Os dias estão contados e a
qualquer momento, sem edição extraordinária, pois é o esperado por todos,
dar-se-á a volta do cipó de aroeira no lombo de quem mandou dar. A natureza se
fará presente e o refluxo ácido de sua bílis contrariada vai passar sobre a
Torre do Rio Sul, os bufês dos chefs estrelados, as alas dos barões famintos, o
bloco dos napoleões retintos e demais agremiações do grande sambódromo de
malfeitos da cidade marcada.
Na última vez que anunciaram o
fim do mundo, Carmen Miranda se desfez da vaidade de seus balangandãs e foi
para as ruas, onde beijou a boca de quem não devia, dançou um samba em trajes
de maiô – mas o tal do mundo não se acabou. Agora, proclamado oficialmente no
Rio, o fim do mundo desmentiu as autoridades, pessoas que numa última exibição
de soberba tentaram prever a chegada furiosa do juízo final, e agora, coitadas,
terão mais um pecado a pagar diante do tribunal de cobras d’água, águas-vivas e
meros saídos das águas empesteadas pelo óleo da Baía.

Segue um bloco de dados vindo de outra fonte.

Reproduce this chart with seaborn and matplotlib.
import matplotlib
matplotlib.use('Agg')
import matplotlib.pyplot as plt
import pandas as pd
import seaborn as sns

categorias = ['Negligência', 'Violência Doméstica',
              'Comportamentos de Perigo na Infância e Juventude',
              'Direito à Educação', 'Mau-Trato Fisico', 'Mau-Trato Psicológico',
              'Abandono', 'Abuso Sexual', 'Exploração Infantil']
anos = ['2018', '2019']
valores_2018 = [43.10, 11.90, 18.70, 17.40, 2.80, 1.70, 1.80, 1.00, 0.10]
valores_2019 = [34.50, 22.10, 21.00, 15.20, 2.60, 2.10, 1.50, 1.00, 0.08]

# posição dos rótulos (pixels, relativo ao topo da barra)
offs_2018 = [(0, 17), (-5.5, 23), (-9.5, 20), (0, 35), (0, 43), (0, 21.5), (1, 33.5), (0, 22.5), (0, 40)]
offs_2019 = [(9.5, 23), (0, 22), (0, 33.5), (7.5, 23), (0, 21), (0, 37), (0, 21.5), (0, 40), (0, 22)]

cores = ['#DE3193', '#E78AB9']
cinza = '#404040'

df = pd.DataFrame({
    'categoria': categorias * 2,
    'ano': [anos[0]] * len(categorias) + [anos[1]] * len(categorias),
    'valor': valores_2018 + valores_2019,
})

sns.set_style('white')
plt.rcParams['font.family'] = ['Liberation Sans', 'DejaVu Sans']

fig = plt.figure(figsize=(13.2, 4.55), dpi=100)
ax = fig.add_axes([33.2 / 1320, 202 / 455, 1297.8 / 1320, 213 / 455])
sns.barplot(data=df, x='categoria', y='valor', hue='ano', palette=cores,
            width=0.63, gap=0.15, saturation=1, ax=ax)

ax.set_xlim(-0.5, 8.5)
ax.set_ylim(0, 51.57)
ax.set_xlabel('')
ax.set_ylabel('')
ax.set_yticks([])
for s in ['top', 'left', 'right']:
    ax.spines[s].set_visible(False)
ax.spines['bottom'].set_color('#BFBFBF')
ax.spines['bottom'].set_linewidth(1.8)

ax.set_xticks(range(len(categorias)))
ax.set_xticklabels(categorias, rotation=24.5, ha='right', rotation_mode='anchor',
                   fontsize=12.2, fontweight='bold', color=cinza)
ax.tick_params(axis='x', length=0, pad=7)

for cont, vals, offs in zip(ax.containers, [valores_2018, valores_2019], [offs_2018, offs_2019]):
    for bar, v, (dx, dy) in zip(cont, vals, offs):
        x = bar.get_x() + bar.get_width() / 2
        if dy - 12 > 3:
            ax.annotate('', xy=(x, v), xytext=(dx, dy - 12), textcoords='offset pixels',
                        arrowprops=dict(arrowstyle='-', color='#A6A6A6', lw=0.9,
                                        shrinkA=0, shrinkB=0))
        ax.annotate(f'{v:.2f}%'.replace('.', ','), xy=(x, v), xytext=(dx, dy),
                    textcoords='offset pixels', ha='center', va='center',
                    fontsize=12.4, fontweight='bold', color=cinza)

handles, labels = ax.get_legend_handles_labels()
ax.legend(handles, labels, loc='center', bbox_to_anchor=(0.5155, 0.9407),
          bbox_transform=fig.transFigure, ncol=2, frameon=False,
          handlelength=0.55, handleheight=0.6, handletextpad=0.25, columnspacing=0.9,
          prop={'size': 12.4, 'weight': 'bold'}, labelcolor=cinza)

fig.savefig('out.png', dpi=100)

O fim está próximo, se é que já
não aconteceu, e não serão as sirenes da Defesa Civil, muito menos o prefeito,
que terão a exclusividade de anunciar o dia deste último evento da cidade
turística. Qualquer pessoa que ande na rua ou fique trancada no Facebook sabe,
e não poderá reclamar. Todos os sinais foram dados e por isso será negado o
direito de, diante do juiz supremo, obtemperar que o dilúvio se fez traiçoeiro
ao derramar a lama dos morros sobre cada um de nós. Acabou. Pode ser hoje, se é
que já não foi ontem. Talvez amanhã. Pode ser no domingo de carnaval, quando a
bateria der a sua famosa paradinha – e não tiver tempo de recomeçar.